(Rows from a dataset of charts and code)
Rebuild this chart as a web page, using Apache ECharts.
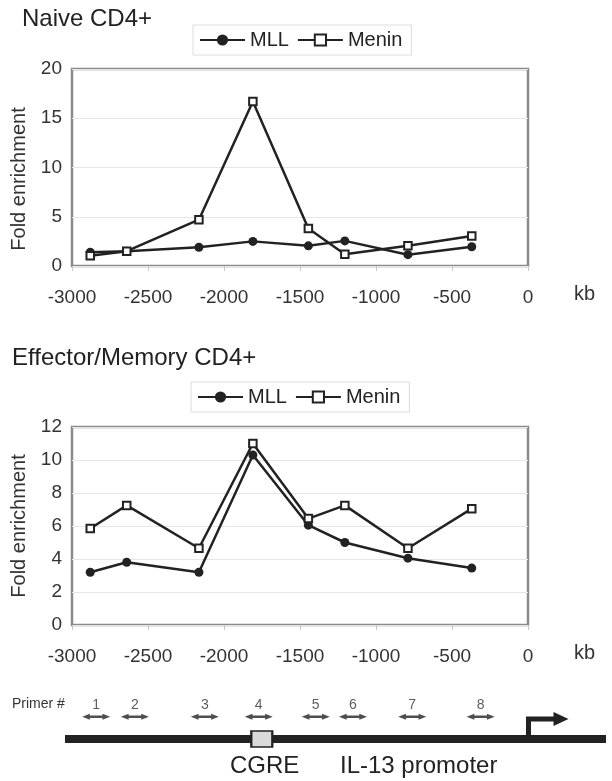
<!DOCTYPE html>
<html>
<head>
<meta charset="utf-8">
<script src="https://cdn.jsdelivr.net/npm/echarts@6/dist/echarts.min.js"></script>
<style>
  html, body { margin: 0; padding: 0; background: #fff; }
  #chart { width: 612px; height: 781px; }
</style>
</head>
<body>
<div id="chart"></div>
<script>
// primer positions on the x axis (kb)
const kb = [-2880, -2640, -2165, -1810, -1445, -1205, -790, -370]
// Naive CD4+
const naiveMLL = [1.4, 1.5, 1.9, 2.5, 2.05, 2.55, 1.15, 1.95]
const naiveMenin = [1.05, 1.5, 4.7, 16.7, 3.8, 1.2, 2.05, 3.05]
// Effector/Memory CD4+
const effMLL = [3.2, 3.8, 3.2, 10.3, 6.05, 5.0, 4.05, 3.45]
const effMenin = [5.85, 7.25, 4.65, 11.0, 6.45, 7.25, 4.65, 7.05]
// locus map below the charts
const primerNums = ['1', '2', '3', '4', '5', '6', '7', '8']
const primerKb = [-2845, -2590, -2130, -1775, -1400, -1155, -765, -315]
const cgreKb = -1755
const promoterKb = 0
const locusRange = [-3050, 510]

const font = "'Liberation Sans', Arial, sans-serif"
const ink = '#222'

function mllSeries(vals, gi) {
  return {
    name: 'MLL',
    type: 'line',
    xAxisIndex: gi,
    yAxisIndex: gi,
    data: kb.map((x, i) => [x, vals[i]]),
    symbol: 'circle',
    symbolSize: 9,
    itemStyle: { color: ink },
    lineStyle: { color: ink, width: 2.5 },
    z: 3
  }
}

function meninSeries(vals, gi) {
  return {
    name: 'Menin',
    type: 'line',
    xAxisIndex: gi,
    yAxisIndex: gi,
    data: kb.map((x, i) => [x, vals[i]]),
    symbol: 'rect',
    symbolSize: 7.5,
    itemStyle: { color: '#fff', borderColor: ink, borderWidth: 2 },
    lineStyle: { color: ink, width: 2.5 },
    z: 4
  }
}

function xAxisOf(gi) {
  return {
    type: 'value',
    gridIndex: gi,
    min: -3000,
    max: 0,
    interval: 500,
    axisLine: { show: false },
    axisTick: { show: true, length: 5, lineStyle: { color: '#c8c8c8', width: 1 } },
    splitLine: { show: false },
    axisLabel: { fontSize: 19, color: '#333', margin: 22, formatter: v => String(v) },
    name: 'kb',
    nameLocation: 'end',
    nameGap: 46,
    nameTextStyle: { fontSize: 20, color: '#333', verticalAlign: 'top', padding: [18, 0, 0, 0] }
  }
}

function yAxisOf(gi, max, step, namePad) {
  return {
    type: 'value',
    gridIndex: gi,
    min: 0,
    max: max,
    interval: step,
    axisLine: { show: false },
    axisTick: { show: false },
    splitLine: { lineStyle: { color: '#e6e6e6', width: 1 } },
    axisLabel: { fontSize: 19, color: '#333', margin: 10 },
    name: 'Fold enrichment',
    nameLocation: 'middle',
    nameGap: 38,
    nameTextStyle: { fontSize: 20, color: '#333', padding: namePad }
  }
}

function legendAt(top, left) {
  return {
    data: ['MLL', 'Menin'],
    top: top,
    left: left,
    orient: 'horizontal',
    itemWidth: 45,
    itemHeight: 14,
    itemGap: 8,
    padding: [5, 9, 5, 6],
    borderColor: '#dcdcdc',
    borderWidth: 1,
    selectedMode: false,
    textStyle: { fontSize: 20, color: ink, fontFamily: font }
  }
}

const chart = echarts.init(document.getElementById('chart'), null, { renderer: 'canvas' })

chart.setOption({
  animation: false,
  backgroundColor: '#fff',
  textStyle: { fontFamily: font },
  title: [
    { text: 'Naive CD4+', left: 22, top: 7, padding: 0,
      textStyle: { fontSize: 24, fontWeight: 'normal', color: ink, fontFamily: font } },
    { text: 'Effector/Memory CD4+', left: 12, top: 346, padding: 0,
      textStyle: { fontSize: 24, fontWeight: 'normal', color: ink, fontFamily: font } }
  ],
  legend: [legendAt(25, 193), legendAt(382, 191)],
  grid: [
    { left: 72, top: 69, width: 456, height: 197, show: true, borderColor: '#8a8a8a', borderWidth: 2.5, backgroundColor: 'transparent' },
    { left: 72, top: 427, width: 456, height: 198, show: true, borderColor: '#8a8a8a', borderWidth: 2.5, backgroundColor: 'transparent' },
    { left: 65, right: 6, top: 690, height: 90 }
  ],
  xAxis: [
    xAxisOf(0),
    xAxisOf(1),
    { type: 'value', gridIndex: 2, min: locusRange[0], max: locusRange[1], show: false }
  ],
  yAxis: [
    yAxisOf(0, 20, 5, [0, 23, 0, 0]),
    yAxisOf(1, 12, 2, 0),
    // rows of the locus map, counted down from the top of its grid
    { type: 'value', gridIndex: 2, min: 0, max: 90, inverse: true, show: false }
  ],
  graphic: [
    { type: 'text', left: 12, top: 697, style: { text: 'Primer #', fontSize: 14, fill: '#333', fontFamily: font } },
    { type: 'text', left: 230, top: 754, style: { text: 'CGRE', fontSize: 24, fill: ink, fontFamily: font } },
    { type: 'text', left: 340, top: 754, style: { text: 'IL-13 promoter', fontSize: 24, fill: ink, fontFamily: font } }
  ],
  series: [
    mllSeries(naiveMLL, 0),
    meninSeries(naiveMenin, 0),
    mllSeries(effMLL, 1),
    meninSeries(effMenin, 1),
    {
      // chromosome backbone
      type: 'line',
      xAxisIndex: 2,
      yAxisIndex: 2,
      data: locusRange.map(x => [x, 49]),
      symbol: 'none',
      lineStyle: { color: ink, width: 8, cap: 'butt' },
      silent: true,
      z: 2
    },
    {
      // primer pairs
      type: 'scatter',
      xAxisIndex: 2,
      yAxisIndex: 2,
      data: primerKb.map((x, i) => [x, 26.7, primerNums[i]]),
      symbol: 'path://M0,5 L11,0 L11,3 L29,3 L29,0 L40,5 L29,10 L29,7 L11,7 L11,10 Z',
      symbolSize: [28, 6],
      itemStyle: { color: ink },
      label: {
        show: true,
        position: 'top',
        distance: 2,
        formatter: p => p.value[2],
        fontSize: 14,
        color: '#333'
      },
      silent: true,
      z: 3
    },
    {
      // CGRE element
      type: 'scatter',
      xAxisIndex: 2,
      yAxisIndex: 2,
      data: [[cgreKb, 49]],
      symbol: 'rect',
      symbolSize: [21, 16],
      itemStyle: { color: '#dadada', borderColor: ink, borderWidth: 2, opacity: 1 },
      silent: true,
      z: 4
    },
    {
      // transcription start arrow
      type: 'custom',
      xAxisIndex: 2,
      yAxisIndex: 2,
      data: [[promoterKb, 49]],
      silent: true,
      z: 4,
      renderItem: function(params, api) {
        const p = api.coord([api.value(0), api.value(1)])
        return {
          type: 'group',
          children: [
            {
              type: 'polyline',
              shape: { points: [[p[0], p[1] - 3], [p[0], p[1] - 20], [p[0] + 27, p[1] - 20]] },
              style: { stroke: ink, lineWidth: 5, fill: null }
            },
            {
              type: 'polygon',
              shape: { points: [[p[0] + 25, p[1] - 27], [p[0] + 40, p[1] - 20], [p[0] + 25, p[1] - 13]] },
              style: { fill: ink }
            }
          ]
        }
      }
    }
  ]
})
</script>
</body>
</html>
--
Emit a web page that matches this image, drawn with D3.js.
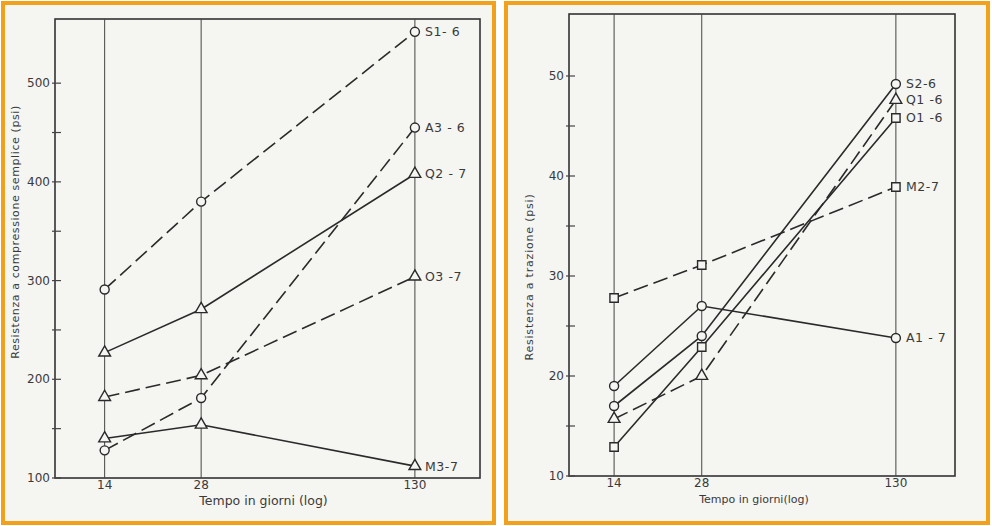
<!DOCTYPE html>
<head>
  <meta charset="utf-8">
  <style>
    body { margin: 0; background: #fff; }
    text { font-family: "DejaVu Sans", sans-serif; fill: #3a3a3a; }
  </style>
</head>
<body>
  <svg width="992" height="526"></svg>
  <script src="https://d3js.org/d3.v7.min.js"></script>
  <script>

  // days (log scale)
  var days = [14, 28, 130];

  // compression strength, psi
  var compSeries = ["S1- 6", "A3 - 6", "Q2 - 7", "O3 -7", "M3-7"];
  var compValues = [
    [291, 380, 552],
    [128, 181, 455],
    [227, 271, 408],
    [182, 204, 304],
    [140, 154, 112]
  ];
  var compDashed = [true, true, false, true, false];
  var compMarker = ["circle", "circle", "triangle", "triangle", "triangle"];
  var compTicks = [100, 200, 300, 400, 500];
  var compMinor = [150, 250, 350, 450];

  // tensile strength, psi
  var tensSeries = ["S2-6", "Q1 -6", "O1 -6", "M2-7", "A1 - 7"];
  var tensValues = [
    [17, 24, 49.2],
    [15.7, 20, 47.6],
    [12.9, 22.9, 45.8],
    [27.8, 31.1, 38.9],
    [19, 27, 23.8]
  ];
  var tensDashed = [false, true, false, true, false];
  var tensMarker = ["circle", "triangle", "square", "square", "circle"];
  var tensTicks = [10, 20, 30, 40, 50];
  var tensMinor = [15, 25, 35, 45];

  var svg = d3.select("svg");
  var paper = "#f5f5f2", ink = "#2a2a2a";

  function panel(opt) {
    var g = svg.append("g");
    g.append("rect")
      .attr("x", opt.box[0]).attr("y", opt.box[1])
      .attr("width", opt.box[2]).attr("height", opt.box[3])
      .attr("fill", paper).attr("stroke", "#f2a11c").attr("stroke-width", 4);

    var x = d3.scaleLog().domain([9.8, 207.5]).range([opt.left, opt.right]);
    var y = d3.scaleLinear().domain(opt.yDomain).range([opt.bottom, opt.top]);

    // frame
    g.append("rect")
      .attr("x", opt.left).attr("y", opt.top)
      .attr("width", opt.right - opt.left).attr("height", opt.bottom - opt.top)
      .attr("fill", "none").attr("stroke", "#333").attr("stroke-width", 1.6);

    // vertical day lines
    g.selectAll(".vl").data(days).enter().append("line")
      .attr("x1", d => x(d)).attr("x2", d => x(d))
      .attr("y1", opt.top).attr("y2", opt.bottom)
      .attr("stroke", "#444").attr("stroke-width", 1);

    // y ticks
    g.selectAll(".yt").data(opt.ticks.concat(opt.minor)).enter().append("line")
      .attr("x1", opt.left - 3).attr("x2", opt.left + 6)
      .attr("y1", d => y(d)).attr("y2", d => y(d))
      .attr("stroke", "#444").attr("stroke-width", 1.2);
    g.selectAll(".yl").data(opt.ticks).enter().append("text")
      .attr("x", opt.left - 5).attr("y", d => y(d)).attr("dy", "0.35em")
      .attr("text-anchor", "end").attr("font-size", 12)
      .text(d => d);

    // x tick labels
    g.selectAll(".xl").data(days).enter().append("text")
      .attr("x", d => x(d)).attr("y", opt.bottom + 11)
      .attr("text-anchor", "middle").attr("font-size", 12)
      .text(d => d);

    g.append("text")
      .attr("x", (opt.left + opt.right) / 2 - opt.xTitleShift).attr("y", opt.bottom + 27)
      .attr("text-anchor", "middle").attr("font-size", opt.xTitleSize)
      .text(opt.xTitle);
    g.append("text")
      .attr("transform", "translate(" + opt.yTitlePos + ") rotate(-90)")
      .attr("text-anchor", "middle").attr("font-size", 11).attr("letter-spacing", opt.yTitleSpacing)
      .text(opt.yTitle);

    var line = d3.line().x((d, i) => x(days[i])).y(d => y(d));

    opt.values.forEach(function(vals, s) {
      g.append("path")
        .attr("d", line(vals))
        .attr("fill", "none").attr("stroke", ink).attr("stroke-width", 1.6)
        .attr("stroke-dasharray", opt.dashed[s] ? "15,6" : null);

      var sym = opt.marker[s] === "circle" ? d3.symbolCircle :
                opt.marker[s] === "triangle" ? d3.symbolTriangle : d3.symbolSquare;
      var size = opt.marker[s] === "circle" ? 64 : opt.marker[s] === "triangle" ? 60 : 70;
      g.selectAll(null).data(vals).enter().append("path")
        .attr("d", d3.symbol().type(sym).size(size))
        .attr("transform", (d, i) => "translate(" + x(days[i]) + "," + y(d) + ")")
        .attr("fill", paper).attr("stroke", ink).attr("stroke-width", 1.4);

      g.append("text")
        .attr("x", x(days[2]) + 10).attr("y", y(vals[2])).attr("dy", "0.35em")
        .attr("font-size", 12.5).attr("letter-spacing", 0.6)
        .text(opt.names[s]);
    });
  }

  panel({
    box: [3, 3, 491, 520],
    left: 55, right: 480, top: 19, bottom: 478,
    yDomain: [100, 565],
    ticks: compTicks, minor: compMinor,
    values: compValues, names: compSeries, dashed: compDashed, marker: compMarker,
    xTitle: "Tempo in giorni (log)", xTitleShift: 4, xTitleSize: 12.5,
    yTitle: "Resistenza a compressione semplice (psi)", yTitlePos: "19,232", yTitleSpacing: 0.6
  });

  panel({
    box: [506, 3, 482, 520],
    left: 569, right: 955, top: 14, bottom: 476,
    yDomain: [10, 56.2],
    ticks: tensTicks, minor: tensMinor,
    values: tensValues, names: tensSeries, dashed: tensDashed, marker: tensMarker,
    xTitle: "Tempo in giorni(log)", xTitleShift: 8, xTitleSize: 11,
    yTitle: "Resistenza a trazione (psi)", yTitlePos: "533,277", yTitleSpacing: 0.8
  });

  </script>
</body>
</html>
* * *
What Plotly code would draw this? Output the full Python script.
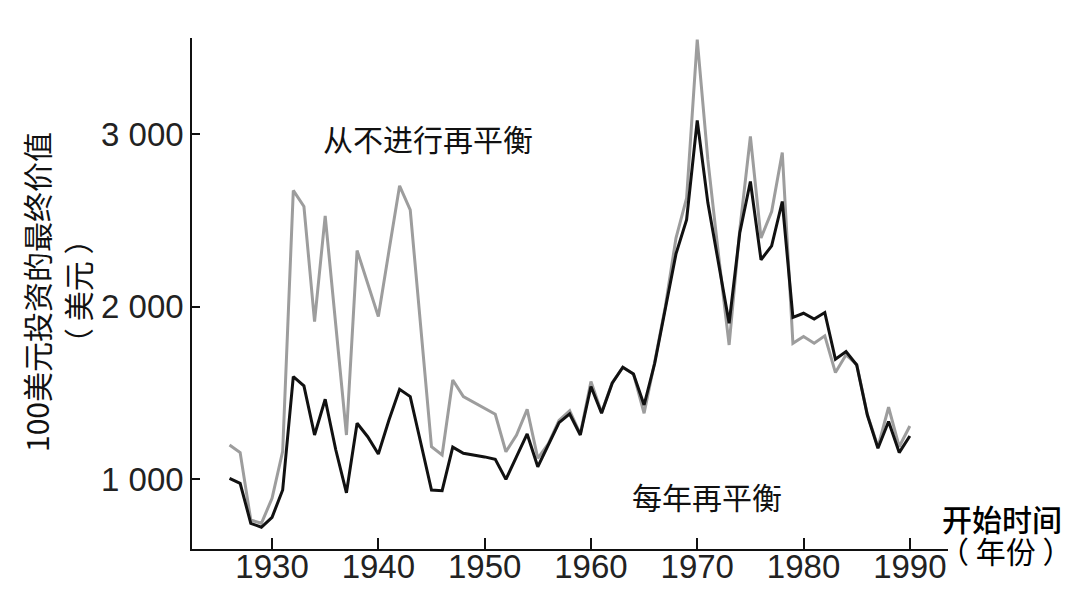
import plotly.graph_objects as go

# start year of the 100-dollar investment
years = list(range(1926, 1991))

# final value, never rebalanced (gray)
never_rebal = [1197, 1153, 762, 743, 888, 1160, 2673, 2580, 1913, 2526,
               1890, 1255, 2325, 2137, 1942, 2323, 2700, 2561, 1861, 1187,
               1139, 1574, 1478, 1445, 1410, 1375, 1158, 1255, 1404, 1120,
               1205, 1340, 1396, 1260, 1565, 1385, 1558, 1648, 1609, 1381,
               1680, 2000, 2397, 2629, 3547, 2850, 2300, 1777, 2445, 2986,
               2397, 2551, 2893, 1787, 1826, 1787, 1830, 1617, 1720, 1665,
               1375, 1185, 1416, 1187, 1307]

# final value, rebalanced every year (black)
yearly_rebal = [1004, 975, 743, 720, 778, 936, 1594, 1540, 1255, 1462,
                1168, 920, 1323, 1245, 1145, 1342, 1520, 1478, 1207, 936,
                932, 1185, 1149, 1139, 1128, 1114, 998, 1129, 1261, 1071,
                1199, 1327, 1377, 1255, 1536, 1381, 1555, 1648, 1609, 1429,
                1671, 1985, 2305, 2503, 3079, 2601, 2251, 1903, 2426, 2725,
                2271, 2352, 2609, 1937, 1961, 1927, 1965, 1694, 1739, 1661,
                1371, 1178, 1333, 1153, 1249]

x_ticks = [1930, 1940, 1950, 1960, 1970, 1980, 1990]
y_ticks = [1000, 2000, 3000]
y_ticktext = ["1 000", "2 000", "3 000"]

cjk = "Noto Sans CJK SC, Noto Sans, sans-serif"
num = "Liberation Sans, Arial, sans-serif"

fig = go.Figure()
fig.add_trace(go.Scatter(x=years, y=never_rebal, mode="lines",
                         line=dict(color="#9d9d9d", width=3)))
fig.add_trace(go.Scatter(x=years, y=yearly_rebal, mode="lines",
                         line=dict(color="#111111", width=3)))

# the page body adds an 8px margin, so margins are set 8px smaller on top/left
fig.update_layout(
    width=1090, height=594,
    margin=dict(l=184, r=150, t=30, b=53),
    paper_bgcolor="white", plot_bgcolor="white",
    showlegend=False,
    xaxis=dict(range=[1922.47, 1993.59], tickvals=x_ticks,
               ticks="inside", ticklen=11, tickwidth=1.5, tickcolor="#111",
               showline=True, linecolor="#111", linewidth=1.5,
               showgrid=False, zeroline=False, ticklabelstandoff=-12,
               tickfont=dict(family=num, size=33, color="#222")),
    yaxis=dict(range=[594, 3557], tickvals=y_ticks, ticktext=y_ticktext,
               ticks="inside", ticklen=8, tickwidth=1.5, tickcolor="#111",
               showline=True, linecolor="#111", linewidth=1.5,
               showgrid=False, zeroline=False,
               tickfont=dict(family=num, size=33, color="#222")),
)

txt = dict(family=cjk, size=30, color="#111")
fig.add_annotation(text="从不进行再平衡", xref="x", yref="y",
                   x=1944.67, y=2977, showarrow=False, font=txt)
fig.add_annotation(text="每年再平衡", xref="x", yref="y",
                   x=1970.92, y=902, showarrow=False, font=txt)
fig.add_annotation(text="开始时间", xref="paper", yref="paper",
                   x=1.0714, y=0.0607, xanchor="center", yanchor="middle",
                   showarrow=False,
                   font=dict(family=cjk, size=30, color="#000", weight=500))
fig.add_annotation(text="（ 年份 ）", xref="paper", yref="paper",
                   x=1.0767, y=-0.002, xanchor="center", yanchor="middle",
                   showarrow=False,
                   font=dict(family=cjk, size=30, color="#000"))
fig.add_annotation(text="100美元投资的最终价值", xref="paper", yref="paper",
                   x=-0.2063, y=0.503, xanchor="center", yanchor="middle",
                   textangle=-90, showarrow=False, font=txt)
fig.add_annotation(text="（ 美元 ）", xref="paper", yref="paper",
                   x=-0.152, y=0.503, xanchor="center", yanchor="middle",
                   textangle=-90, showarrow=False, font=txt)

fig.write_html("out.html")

_What needs to be done:_ Give only the lines from the one with "What Plotly code" to the one with "1371, 1178, 1333, 1153, 1249]", both included, again and exactly; leave the images out.

_Answer to the exercise:_
What Plotly code would draw this? Output the full Python script.
import plotly.graph_objects as go

# start year of the 100-dollar investment
years = list(range(1926, 1991))

# final value, never rebalanced (gray)
never_rebal = [1197, 1153, 762, 743, 888, 1160, 2673, 2580, 1913, 2526,
               1890, 1255, 2325, 2137, 1942, 2323, 2700, 2561, 1861, 1187,
               1139, 1574, 1478, 1445, 1410, 1375, 1158, 1255, 1404, 1120,
               1205, 1340, 1396, 1260, 1565, 1385, 1558, 1648, 1609, 1381,
               1680, 2000, 2397, 2629, 3547, 2850, 2300, 1777, 2445, 2986,
               2397, 2551, 2893, 1787, 1826, 1787, 1830, 1617, 1720, 1665,
               1375, 1185, 1416, 1187, 1307]

# final value, rebalanced every year (black)
yearly_rebal = [1004, 975, 743, 720, 778, 936, 1594, 1540, 1255, 1462,
                1168, 920, 1323, 1245, 1145, 1342, 1520, 1478, 1207, 936,
                932, 1185, 1149, 1139, 1128, 1114, 998, 1129, 1261, 1071,
                1199, 1327, 1377, 1255, 1536, 1381, 1555, 1648, 1609, 1429,
                1671, 1985, 2305, 2503, 3079, 2601, 2251, 1903, 2426, 2725,
                2271, 2352, 2609, 1937, 1961, 1927, 1965, 1694, 1739, 1661,
                1371, 1178, 1333, 1153, 1249]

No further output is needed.